The Torah records the laws pertaining to an ir ha-nidachat in Devarim 13:3 and on. After it has been clarified beyond any doubt that the people of the city worshipped idols, all of the inhabitants are to be smitten with the edge of the sword, and it and all that is in it and the cattle therein are to be destroyed. "And you shall gather all the spoil of it into the midst of the broad place thereof, and shall burn with fire the city, and all the spoil thereof… and it shall be a heap forever; it shall not be built again" (Devarim 13:17).
There the Torah states:
And there shall cleave nothing of the devoted thing to your hand, that the Lord may turn from the fierceness of His anger, and show you mercy, and have compassion upon you, and multiply you, as He has sworn to your fathers. (Devarim 13:18)
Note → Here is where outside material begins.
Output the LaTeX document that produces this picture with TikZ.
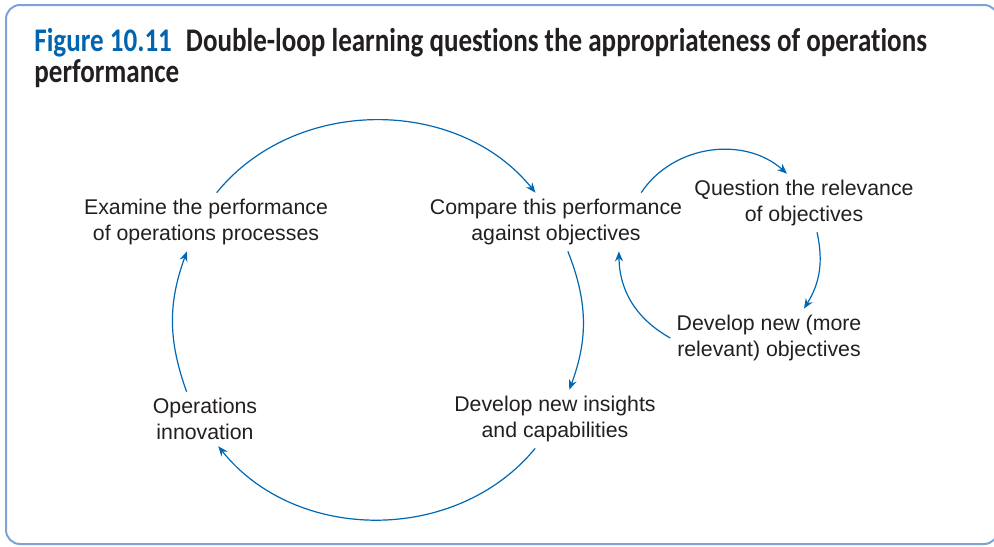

The prohibitions imposed upon the man of God not to eat, nor to drink, and not to return by the way that he came may stem from the Torah's command that "nothing of the devoted thing shall cleave to your hand," if indeed Bet-El was considered in a certain sense an ir ha-nidachat. With this, there is no more extreme expression to describe God's rejection of Yerovam's actions. Not only is the place not sanctified and chosen, but it is an abominable place that expresses the absolute peak of impurity and idolatry. In practice, the city was not burned, but there is here an allusion that expresses the greatest distance from it, a prohibition to enjoy anything related to it, or even to return by the way he came to it.
The Radak explains:
Since it is forbidden to enter a city of idol worshippers if not to admonish them and to prevent them… in order that the people should see that he entered the city only to deliver his prophecy, He prohibited him to eat or drink there, and in order that he should not remember the way to the city and return there, He prohibited him to return by the way which he came. (Radak, I Melakhim 13:9)
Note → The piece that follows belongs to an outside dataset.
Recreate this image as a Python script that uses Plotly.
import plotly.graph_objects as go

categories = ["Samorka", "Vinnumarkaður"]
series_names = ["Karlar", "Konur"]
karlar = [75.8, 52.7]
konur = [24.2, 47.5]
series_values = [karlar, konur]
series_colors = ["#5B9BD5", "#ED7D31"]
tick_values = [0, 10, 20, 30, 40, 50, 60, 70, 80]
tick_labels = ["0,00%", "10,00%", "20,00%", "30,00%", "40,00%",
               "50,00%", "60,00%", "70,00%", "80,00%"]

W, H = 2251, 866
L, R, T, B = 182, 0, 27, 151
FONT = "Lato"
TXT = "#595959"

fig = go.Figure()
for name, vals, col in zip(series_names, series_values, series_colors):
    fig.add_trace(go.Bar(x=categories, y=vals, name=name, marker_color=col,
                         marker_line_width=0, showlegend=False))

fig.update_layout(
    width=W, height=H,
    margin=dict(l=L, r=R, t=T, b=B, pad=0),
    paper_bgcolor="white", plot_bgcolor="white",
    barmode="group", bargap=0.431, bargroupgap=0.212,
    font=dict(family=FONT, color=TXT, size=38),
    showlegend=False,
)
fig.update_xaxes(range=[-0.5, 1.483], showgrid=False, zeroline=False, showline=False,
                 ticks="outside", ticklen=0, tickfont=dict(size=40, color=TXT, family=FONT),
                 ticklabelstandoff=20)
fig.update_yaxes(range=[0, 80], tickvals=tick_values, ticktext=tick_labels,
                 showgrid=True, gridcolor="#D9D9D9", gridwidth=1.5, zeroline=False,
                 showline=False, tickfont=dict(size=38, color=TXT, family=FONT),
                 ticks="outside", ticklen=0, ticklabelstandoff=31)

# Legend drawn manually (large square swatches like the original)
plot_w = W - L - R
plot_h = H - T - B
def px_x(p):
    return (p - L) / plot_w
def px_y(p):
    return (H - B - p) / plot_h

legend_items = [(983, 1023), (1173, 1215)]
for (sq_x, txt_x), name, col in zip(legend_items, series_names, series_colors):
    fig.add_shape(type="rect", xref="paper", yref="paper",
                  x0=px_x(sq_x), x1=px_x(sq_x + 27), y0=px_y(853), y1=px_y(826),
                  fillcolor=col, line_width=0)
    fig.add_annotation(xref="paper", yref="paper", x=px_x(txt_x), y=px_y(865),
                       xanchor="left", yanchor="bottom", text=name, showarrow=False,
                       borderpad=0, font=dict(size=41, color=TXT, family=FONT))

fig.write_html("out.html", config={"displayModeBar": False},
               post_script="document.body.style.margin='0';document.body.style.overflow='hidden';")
In conclusion, it turns out that at the very climax of Yerovam's dedication of the altar in Bet-El, while he was standing on it to offer a sacrifice, a man of God appears and prophesies about the altar, and in the wake of that prophecy the altar is rent and the ashes are poured out from upon it. The prophecy is fulfilled in the days of Yoshiyahu who defiles the altar with human bones. The prohibition to enjoy anything connected to the city alludes to an ir ha-nidachat.
All this expresses the absolute rejection of Yerovam's actions and the most extreme opposite of Yerovam's understanding of "the sanctity of place."
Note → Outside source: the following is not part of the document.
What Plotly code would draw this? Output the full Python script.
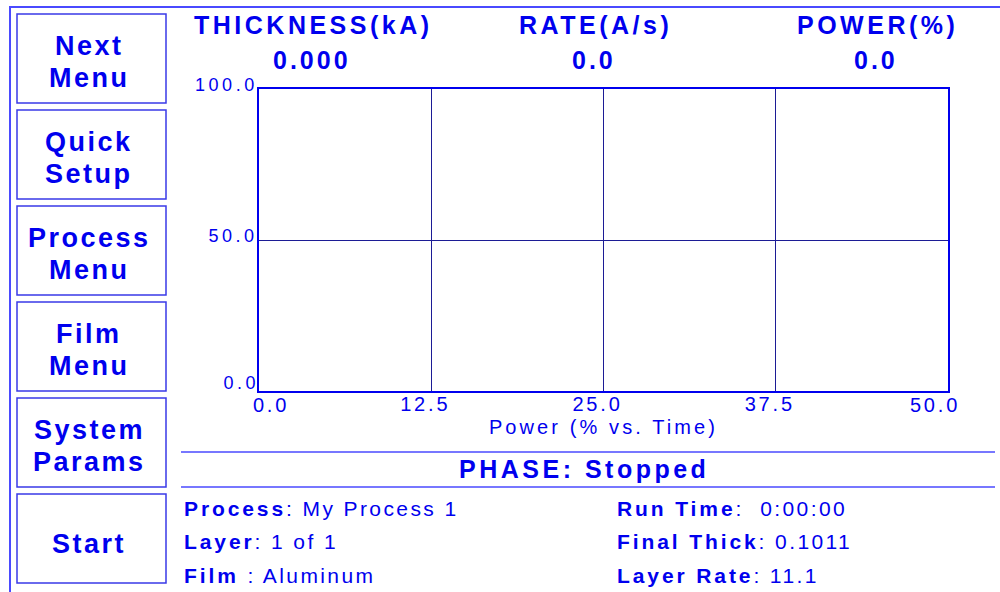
import plotly.graph_objects as go

# ---------------- data ----------------
time_values = []
power_values = []
x_range = [0, 50]
y_range = [0, 100]
x_tick_values = [0.0, 12.5, 25.0, 37.5, 50.0]
x_tick_labels = ["0.0", "12.5", "25.0", "37.5", "50.0"]
y_tick_values = [0.0, 50.0, 100.0]
y_tick_labels = ["0.0", "50.0", "100.0"]
x_title = "Power (% vs. Time)"
readout_labels = ["THICKNESS(kA)", "RATE(A/s)", "POWER(%)"]
readout_values = ["0.000", "0.0", "0.0"]
menu_buttons = [["Next", "Menu"], ["Quick", "Setup"], ["Process", "Menu"],
                ["Film", "Menu"], ["System", "Params"], ["Start"]]
phase_text = "PHASE: Stopped"
info_left_labels = ["Process", "Layer", "Film "]
info_left_values = ["My Process 1", "1 of 1", "Aluminum"]
info_right_labels = ["Run Time", "Final Thick", "Layer Rate"]
info_right_values = ["\u00a00:00:00", "0.1011", "11.1"]

# ---------------- layout helpers ----------------
W, H = 1000, 592
L, R, T, B = 259, 52, 89, 201
PW, PH = W - L - R, H - T - B
FONT = "Liberation Sans, Arial, Helvetica, sans-serif"
BLUE = "#0000ee"
NAVY = "#1c1c95"
LINE_BLUE = "#4a4aff"


def px(x):
    return (x - L) / PW


def py(y):
    return (H - B - y) / PH


def ls(text, spacing):
    return f"<span style='letter-spacing:{spacing}px'>{text}</span>"


fig = go.Figure()
for xa, ya in [("x", "y"), ("x2", "y"), ("x3", "y"), ("x", "y2")]:
    fig.add_trace(go.Scatter(x=time_values, y=power_values, mode="lines", xaxis=xa, yaxis=ya,
                             line=dict(color=BLUE, width=2), showlegend=False))

shapes = []
annotations = []


def text(x, y, s, size, xanchor="center"):
    annotations.append(dict(xref="paper", yref="paper", x=px(x), y=py(y), text=s,
                            showarrow=False, xanchor=xanchor, yanchor="middle",
                            font=dict(family=FONT, size=size, color=BLUE)))


def hline(x0, x1, y, color, width):
    shapes.append(dict(type="line", xref="paper", yref="paper", x0=px(x0), x1=px(x1),
                       y0=py(y), y1=py(y), line=dict(color=color, width=width)))


# outer frame
hline(9, 1000, 7, LINE_BLUE, 2)
shapes.append(dict(type="line", xref="paper", yref="paper", x0=px(10), x1=px(10),
                   y0=py(7), y1=py(592), line=dict(color=LINE_BLUE, width=2)))

# menu buttons
for i, lines in enumerate(menu_buttons):
    top = 14 + 96 * i
    bot = top + 89
    shapes.append(dict(type="rect", xref="paper", yref="paper", x0=px(17), x1=px(166),
                       y0=py(top), y1=py(bot), line=dict(color="#3a3ae8", width=1.5)))
    if len(lines) == 2:
        text(89, top + 32, f"<b>{ls(lines[0], 2.5)}</b>", 27)
        text(89, top + 64, f"<b>{ls(lines[1], 2.5)}</b>", 27)
    else:
        text(89, top + 50, f"<b>{ls(lines[0], 2.5)}</b>", 27)

# readouts
for cx, lab, val in zip([313, 595, 877], readout_labels, readout_values):
    text(cx, 25, f"<b>{ls(lab, 3.5)}</b>", 25)
    text(cx - 1, 60, f"<b>{ls(val, 3)}</b>", 25)

# phase
hline(181, 995, 452, LINE_BLUE, 1.5)
hline(181, 995, 487, LINE_BLUE, 1.5)
text(584, 469, f"<b>{ls(phase_text, 3.5)}</b>", 25)

# info rows
for i in range(3):
    yy = 508 + 33.8 * i
    text(182, yy, f"<b>{ls(info_left_labels[i], 2.9)}</b>{ls(': ' + info_left_values[i], 2.4)}", 21, "left")
    text(615, yy, f"<b>{ls(info_right_labels[i], 2.9)}</b>{ls(': ' + info_right_values[i], 2.4)}", 21, "left")

xfont = dict(family=FONT, size=20, color=BLUE)
yfont = dict(family=FONT, size=18, color=BLUE)


def x_labels(idx):
    return dict(tickmode="array",
                tickvals=[x_tick_values[i] for i in idx],
                ticktext=[ls(x_tick_labels[i], 2.8) for i in idx])


def y_labels(idx):
    return dict(tickmode="array",
                tickvals=[y_tick_values[i] for i in idx],
                ticktext=[ls(y_tick_labels[i], 3.5) for i in idx])


extra_axis = dict(showgrid=False, showline=False, zeroline=False, ticks="", fixedrange=True)

fig.update_layout(
    width=W, height=H,
    margin=dict(l=L, r=R, t=T, b=B, pad=0),
    paper_bgcolor="white", plot_bgcolor="white",
    shapes=shapes, annotations=annotations,
    showlegend=False,
    xaxis=dict(range=x_range, **x_labels([1, 2, 3]),
               tickfont=xfont, ticklabelshift=-6, ticklabelstandoff=-6,
               showgrid=True, gridcolor=NAVY, gridwidth=1, zeroline=False,
               showline=True, linecolor=BLUE, linewidth=1.5, mirror=True,
               ticks="", fixedrange=True,
               title=dict(text=ls(x_title, 3.1), standoff=6,
                          font=dict(family=FONT, size=20, color=BLUE))),
    xaxis2=dict(range=x_range, overlaying="x", anchor="y", side="bottom",
                **x_labels([0]), tickfont=xfont, ticklabelshift=12,
                ticklabelstandoff=0, **extra_axis),
    xaxis3=dict(range=x_range, overlaying="x", anchor="y", side="bottom",
                **x_labels([4]), tickfont=xfont, ticklabelshift=-13,
                ticklabelstandoff=0, **extra_axis),
    yaxis=dict(range=y_range, **y_labels([1, 2]),
               tickfont=yfont, ticklabelstandoff=-4, ticklabelshift=-4,
               showgrid=True, gridcolor=NAVY, gridwidth=1, zeroline=False,
               showline=True, linecolor=BLUE, linewidth=1.5, mirror=True,
               ticks="", fixedrange=True),
    yaxis2=dict(range=y_range, overlaying="y", anchor="x", side="left",
                **y_labels([0]), tickfont=yfont, ticklabelstandoff=-1,
                ticklabelshift=-8, **extra_axis),
)

fig.write_html("out.html", config={"displayModeBar": False},
               post_script="document.body.style.margin='0';")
This is the primary mission of the man of God on the day of the dedication of the altar, and this is the clearest prophetic expression connected to Bet-El and the actions of Yerovam.
(Translated by David Strauss)
 Thus we find in Tosefta Sanhedrin: "And a prophet who violated his own words, like Ido" (Tosefta Sanhedrin [Zuckermandel] 14:15); Pesikta de-Rav Kehana: "'The tongue of the righteous is as choice silver' (Mishlei 10:20) – this is Ido the prophet. 'The heart of the wicked is little worth' – this is Yerovam. This is what is written: 'And, behold, there came a man of God out of Yehuda by the word of the Lord to Bet-El; and Yerovam was standing by the altar to offer' (I Melakhim 13:1)" (Pesikta de-Rav Kahana [Mandelbaum], piska 2, Ki-Tisa); and Seder Olam Rabba: "Ido the prophet prophesied about the altar in Bet-El" (chap. 20).
Josephus (Antiquities of the Jews, 8, 231), as well, identifies the man of God as Ido.
 The Radak cites Rav Saadya Gaon who understands that also the calf in Dan was exiled.